Looking toward his retirement from Lake Geneva Cruise Line in 2017, Friestad plans to stay incredibly active. He is looking forward to the additional time retirement will give him to focus on his two grandchildren, his work in Kishwauketoe and his other great passion: skiing. A downhill skier since childhood (he learned to ski at age 7 on the hill behind the current Williams Bay Village Hall), Friestad also took up cross-country skiing in his 30s. Since then, he has completed the grueling 31-mile American Birkebeiner cross-country race in northern Wisconsin 27 out of the last 35 years. This winter, he’s looking forward to a two-week trip to Breckenridge, Colorado to hit the downhill slopes.

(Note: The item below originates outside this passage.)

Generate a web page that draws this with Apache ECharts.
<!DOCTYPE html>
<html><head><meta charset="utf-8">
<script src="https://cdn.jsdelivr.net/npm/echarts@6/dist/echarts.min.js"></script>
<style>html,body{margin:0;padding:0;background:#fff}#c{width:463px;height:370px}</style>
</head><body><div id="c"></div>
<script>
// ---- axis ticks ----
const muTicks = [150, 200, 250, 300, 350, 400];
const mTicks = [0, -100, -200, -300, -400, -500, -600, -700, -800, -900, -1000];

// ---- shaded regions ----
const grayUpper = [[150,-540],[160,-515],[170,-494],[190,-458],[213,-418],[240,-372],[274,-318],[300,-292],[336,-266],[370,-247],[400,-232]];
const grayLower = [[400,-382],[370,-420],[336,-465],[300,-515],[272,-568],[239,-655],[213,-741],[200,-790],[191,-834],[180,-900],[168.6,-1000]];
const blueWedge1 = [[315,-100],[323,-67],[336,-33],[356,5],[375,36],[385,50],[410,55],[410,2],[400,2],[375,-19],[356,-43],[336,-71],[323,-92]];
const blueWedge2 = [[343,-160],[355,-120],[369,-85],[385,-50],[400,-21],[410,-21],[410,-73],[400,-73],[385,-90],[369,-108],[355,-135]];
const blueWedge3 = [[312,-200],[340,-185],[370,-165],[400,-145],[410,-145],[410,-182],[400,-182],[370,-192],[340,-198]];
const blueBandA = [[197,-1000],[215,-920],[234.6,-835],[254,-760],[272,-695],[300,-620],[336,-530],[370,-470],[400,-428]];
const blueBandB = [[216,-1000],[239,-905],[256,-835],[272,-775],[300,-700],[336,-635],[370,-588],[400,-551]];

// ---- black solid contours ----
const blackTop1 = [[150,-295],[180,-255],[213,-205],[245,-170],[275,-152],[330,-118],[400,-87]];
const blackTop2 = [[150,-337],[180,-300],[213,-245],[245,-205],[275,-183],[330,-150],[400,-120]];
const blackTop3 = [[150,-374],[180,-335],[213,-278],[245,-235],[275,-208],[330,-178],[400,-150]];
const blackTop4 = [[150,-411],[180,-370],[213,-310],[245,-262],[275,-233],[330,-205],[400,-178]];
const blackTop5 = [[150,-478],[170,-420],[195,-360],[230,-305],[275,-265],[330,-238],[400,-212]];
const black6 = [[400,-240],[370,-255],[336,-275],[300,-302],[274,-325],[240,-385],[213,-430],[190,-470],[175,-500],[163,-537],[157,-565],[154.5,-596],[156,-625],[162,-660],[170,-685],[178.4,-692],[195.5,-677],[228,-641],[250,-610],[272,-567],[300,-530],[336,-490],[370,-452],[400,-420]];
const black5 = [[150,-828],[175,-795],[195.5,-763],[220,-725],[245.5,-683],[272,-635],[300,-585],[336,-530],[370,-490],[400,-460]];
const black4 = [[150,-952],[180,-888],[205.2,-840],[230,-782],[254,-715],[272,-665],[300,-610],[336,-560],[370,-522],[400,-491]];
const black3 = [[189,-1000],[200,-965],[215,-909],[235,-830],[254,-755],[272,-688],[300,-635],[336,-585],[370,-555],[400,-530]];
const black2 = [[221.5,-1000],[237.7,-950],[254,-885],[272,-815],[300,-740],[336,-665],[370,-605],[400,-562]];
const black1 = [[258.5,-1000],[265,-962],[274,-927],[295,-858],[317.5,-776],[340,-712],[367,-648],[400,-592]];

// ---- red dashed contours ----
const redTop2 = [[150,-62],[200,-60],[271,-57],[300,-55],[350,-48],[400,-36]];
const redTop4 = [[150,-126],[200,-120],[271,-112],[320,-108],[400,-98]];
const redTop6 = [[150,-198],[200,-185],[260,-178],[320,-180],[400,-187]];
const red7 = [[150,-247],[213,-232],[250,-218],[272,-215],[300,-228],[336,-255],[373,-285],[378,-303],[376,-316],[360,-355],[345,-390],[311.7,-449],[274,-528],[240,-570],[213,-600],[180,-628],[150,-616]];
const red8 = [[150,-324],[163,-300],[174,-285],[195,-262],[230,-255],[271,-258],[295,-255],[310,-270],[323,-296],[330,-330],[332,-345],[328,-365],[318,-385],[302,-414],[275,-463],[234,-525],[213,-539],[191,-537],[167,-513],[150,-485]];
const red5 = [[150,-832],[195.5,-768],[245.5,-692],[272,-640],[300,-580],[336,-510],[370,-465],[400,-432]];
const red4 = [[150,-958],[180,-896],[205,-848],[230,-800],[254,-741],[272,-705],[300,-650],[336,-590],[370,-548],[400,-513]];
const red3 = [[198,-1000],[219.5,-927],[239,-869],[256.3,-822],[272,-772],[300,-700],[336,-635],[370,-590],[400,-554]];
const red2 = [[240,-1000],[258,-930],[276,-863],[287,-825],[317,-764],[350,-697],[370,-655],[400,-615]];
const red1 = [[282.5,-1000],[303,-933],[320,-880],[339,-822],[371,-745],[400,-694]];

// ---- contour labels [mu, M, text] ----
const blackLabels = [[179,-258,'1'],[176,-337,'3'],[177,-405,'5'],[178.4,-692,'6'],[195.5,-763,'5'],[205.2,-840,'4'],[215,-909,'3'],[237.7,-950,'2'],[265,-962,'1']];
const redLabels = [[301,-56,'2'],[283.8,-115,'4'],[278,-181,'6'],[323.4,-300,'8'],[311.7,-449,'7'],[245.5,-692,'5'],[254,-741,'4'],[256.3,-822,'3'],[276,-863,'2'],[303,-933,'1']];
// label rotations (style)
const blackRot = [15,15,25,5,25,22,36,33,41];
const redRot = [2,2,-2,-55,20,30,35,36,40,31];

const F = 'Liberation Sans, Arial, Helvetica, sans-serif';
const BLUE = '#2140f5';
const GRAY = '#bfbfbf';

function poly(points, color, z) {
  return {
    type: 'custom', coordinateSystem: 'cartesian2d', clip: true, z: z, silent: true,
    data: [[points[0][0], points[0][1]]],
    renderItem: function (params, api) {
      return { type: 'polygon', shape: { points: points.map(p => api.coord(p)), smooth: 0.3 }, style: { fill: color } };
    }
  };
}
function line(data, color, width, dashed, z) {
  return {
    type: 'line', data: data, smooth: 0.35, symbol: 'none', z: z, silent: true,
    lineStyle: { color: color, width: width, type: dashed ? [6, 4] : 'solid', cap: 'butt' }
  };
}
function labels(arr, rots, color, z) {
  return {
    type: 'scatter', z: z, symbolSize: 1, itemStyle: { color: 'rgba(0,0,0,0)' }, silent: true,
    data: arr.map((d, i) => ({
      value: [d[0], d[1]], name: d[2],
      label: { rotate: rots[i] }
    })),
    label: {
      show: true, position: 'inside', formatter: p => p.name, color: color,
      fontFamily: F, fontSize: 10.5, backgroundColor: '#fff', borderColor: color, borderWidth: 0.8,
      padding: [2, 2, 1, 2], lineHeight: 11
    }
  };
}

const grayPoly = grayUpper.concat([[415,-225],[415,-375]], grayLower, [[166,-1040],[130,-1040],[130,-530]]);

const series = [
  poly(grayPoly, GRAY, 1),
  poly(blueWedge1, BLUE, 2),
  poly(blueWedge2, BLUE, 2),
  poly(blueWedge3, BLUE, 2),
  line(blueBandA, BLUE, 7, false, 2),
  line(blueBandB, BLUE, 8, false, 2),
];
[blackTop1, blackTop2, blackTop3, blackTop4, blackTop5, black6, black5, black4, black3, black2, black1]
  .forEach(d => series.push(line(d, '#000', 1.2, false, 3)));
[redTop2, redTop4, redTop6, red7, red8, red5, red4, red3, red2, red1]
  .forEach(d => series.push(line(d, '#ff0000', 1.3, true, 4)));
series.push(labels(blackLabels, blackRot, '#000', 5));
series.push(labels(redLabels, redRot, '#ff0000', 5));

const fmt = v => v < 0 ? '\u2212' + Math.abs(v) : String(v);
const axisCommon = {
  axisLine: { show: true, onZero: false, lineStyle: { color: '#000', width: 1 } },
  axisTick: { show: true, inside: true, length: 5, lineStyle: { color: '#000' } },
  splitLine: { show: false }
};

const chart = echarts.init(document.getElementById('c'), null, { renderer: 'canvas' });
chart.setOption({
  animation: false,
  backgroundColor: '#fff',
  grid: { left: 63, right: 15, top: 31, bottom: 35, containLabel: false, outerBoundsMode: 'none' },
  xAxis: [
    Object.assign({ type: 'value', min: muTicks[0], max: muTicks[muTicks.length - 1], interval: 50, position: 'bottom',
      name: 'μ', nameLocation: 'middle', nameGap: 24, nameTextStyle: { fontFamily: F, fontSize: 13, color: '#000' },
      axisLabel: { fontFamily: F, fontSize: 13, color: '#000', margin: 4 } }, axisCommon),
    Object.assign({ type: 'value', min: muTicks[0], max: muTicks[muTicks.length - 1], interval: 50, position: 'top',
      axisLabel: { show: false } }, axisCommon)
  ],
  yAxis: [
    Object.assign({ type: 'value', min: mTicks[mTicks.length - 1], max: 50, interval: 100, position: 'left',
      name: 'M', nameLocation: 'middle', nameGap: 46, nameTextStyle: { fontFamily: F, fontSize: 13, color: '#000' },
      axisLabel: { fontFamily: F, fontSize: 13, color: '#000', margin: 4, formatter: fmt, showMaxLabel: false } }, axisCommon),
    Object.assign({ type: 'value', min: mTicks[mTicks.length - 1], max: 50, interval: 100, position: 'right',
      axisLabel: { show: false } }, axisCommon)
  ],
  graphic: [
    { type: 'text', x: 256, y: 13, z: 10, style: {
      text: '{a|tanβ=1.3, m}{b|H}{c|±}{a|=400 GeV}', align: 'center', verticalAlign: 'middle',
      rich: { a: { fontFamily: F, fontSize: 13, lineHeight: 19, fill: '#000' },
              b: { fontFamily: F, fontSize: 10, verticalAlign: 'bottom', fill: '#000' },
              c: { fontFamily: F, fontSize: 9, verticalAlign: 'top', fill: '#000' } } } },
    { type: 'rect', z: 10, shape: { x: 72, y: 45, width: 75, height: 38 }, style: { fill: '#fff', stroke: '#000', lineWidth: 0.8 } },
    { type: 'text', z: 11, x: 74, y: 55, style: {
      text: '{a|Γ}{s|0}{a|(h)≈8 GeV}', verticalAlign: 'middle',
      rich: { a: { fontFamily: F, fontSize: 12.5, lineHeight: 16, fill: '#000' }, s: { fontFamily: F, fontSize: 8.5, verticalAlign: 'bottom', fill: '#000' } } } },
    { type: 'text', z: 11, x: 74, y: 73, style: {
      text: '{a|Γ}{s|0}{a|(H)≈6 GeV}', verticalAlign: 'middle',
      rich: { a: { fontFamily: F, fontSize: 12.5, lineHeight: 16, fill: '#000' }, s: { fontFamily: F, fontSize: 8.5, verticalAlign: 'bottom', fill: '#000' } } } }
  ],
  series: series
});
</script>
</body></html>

And don’t be surprised to find him out at Alpine Valley as well: a season ticket holder, he’s been known to complete 25 runs there in an hour and a half.

“People ask me how I can walk two miles a day and ski and all that at my age. But it’s sitting still that would kill me,” he says. Expect to see him out there leading Friday afternoon trail walks and sharing his love for the natural environment of the Lake Geneva area for a long time to come.